> _THE PROBLEM_
Leave out the pictures and retype only the lines from the opening line to the line that holds "i in range(h))", both ends included.

> _DATA EXTRACT_
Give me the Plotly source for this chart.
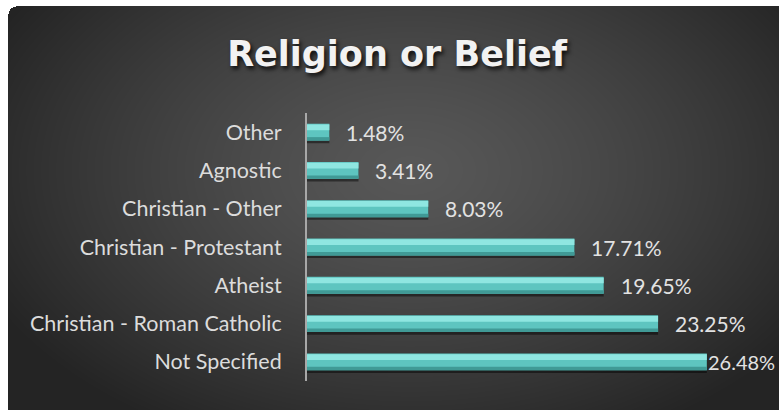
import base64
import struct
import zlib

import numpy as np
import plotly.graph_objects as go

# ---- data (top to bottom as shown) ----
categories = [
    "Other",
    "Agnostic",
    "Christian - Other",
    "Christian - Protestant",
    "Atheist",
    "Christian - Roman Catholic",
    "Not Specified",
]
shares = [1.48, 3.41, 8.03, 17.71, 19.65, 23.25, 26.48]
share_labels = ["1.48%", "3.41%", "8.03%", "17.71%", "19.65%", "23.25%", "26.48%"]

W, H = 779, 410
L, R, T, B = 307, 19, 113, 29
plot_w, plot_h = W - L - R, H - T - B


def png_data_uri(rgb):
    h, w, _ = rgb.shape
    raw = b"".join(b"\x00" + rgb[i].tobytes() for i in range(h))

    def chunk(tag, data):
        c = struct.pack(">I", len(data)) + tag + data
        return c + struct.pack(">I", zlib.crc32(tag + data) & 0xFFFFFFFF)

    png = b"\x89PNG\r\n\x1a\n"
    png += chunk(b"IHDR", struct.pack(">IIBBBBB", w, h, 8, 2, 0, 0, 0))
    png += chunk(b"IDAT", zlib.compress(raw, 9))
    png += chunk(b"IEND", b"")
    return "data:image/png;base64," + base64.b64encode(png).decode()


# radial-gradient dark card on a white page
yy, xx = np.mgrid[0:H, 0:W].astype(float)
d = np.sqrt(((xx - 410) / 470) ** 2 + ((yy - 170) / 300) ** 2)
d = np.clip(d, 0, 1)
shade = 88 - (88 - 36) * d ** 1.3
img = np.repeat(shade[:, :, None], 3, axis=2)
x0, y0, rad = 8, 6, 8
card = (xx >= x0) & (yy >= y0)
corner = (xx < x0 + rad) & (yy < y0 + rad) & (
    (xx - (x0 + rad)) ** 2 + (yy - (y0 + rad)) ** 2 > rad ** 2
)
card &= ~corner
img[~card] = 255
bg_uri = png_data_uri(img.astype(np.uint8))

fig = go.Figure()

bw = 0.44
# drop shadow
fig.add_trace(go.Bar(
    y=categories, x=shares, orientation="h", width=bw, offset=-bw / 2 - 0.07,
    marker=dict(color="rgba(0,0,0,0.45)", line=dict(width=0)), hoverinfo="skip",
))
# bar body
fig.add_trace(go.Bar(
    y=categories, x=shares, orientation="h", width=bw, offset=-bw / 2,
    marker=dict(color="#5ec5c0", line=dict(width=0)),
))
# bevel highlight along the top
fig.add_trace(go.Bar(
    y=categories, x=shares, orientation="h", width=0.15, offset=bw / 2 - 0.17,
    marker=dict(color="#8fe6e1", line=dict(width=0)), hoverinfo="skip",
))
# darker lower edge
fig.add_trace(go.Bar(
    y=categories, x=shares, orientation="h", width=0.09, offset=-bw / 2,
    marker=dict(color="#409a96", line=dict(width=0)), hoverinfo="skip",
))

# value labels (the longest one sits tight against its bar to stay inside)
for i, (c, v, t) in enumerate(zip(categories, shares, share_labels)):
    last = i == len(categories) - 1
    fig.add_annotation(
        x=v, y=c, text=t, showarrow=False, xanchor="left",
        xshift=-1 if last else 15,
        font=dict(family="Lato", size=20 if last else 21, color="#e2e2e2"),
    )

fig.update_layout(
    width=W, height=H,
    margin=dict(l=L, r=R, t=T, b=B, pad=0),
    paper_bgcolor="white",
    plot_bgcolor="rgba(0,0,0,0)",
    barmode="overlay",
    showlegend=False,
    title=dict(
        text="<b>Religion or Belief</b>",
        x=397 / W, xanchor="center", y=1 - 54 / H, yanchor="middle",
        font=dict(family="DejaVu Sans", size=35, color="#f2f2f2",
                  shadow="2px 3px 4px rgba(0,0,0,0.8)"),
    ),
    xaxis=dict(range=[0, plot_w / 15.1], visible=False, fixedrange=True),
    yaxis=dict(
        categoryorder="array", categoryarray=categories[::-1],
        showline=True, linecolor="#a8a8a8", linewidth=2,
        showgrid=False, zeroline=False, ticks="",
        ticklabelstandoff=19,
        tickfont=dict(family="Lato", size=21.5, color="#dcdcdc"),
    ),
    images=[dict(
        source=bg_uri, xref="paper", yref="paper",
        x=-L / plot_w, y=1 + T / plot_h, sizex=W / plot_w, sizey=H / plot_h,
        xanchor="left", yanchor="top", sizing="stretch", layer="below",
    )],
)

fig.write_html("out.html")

> _WRITTEN SOLUTION_
Give me the Plotly source for this chart.
import base64
import struct
import zlib

import numpy as np
import plotly.graph_objects as go

# ---- data (top to bottom as shown) ----
categories = [
    "Other",
    "Agnostic",
    "Christian - Other",
    "Christian - Protestant",
    "Atheist",
    "Christian - Roman Catholic",
    "Not Specified",
]
shares = [1.48, 3.41, 8.03, 17.71, 19.65, 23.25, 26.48]
share_labels = ["1.48%", "3.41%", "8.03%", "17.71%", "19.65%", "23.25%", "26.48%"]

W, H = 779, 410
L, R, T, B = 307, 19, 113, 29
plot_w, plot_h = W - L - R, H - T - B


def png_data_uri(rgb):
    h, w, _ = rgb.shape
    raw = b"".join(b"\x00" + rgb[i].tobytes() for i in range(h))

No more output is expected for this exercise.